How did this all get started? I am glad you asked that serious question because it has a very long and complicated history.

I haven’t discussed my relationship much to other people because I was trying to maintain my perfect image of what I was supposed to be at this age, the path I was supposed to follow, even if it was riddled with thorns and wild beasts in the form of a cruel future husband’s side of the family. I am walking away from my perfectly planned out life; from my relationship of four years, with an engagement of two.  Have you been in this relationship before? The one that you know you don’t belong in, the one you’re your family and friends tell you is toxic, where your own mother tells you to make a choice because she cannot watch her only child be emotionally abused by a guy?  For your sake I hope not.  Why did I stay you ask?  Fear.  Habit.  Security.   Expectancy.  Loneliness.  I can go on forever.  I was trapped in a hell of my own creation… I had lost myself completely in this person…in his lies and emotional unavailability and inability to love me like I wanted to be loved.  How could I leave him, he was my best friend, my partner in crime, he knew everything about me, he was my fiancé?!

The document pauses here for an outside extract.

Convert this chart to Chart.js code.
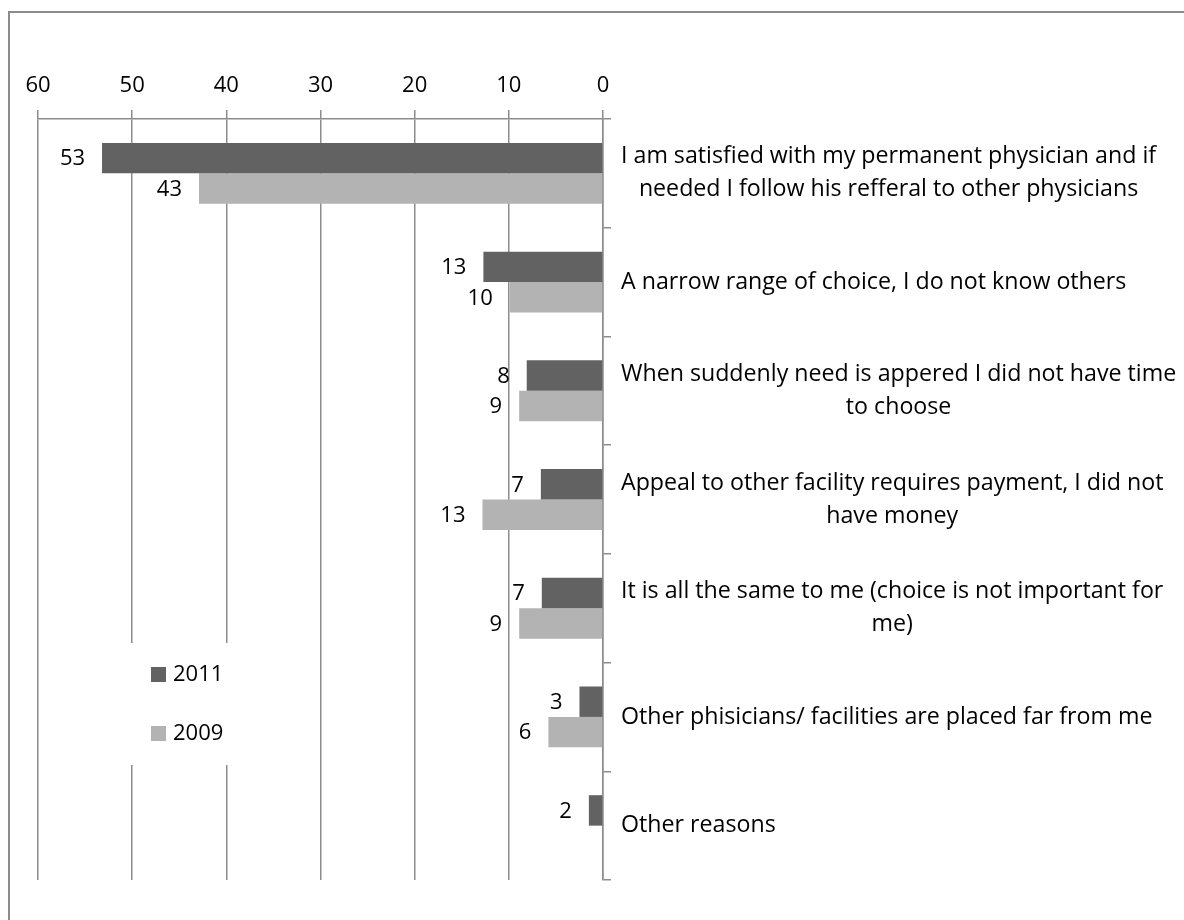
<!DOCTYPE html>
<html>
<head>
<meta charset="utf-8">
<script src="https://cdn.jsdelivr.net/npm/chart.js@4/dist/chart.umd.min.js"></script>
<style>
html, body { margin: 0; padding: 0; background: #fff; overflow: hidden; }
#frame { position: absolute; left: 8px; top: 11px; width: 1400px; height: 1100px; border: 2px solid #8c8c8c; box-sizing: border-box; }
#wrap { position: absolute; left: 0; top: 0; width: 1184px; height: 920px; }
</style>
</head>
<body>
<div id="frame"></div>
<div id="wrap"><canvas id="canvas"></canvas></div>
<script>
const categories = [
	['I am satisfied with my permanent physician and if', 'needed I follow his refferal to other physicians'],
	['A narrow range of choice, I do not know others'],
	['When suddenly need is appered I did not have time', 'to choose'],
	['Appeal to other facility requires payment, I did not', 'have money'],
	['It is all the same to me (choice is not important for', 'me)'],
	['Other phisicians/ facilities are placed far from me'],
	['Other reasons']
];
const seriesNames = ['2011', '2009'];
const values2011 = [53.2, 12.7, 8.1, 6.6, 6.5, 2.5, 1.5];
const values2009 = [42.9, 9.9, 8.9, 12.8, 8.9, 5.8, null];
const xTickValues = [0, 10, 20, 30, 40, 50, 60];

const colors = ['#626262', '#b3b3b3'];
const FONT = '"Open Sans", sans-serif';
const lineColor = '#8c8c8c';

const valueLabels = {
	id: 'valueLabels',
	afterDatasetsDraw(chart) {
		const { ctx } = chart;
		ctx.save();
		ctx.font = `22px ${FONT}`;
		ctx.fillStyle = '#000';
		ctx.textAlign = 'right';
		ctx.textBaseline = 'middle';
		chart.data.datasets.forEach((ds, i) => {
			chart.getDatasetMeta(i).data.forEach((bar, j) => {
				const v = ds.data[j];
				if (v == null) return;
				ctx.fillText(String(Math.round(v)), bar.x - 17, bar.y + 1);
			});
		});
		ctx.restore();
	}
};

// category labels: block left-aligned, lines centred inside the block
const categoryLabels = {
	id: 'categoryLabels',
	afterDraw(chart) {
		const { ctx } = chart;
		const y = chart.scales.y;
		ctx.save();
		ctx.font = `23.2px ${FONT}`;
		ctx.fillStyle = '#000';
		ctx.textAlign = 'center';
		ctx.textBaseline = 'middle';
		categories.forEach((lines, i) => {
			const w = Math.max(...lines.map(l => ctx.measureText(l).width));
			const cx = y.left + 18 + w / 2;
			const y0 = y.getPixelForTick(i) - (lines.length - 1) * 33 / 2;
			lines.forEach((l, k) => ctx.fillText(l, cx, y0 + k * 33));
		});
		ctx.restore();
	}
};

const boxLegend = {
	id: 'boxLegend',
	afterDraw(chart) {
		const { ctx } = chart;
		ctx.save();
		ctx.fillStyle = '#fff';
		ctx.fillRect(124, 643, 112, 122);
		ctx.font = `22px ${FONT}`;
		ctx.textBaseline = 'middle';
		ctx.textAlign = 'left';
		chart.data.datasets.forEach((ds, i) => {
			const top = 667 + i * 59;
			ctx.fillStyle = ds.backgroundColor;
			ctx.fillRect(151, top, 15, 15);
			ctx.fillStyle = '#000';
			ctx.fillText(ds.label, 173, top + 8);
		});
		ctx.restore();
	}
};

new Chart(document.getElementById('canvas').getContext('2d'), {
	type: 'bar',
	data: {
		labels: categories,
		datasets: [
			{ label: seriesNames[0], data: values2011, backgroundColor: colors[0] },
			{ label: seriesNames[1], data: values2009, backgroundColor: colors[1] }
		]
	},
	options: {
		indexAxis: 'y',
		responsive: true,
		maintainAspectRatio: false,
		animation: false,
		layout: { padding: { left: 38, top: 0, right: 0, bottom: 40 } },
		datasets: { bar: { barPercentage: 1, categoryPercentage: 0.56 } },
		plugins: { legend: { display: false }, tooltip: { enabled: false } },
		scales: {
			x: {
				position: 'top',
				reverse: true,
				min: 0,
				max: 60,
				afterBuildTicks: s => { s.ticks = xTickValues.map(v => ({ value: v })); },
				afterFit: s => { s.height = 119; },
				grid: { color: lineColor, lineWidth: 1.5, tickLength: 9 },
				border: { display: true, color: lineColor, width: 1.5 },
				ticks: { font: { family: FONT, size: 22 }, color: '#000', padding: 11, maxRotation: 0 }
			},
			y: {
				position: 'right',
				afterFit: s => { s.width = 581; },
				grid: { drawOnChartArea: false, tickLength: 8, color: lineColor, lineWidth: 1.5, offset: true },
				border: { display: true, color: lineColor, width: 1.5 },
				ticks: { display: false }
			}
		}
	},
	plugins: [valueLabels, categoryLabels, boxLegend]
});
</script>
</body>
</html>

Here’s what I decided:  I needed to stop worrying about what other people thought, what I was “supposed” to.  I need to start caring about myself and work towards my dreams instead of depending on others to make me happy.  I knew what my future would hold if I stayed in this relationship–bruised, broken, beat down, fight after fight, and conversations that went in circles with no result.  I know in my heart that this is not the person intended for me …I am little psychic and should trust my gut more.

Now that you know where I have come from, come with me as I figure out where I am going.  Enjoy my stories as I try to find new love, make friends, and reinvent myself.   Share your input, your ideas, your stories, so we can learn from each other.  I just freed up the passenger seat in my car and you’re more than welcome to hop in for the ride.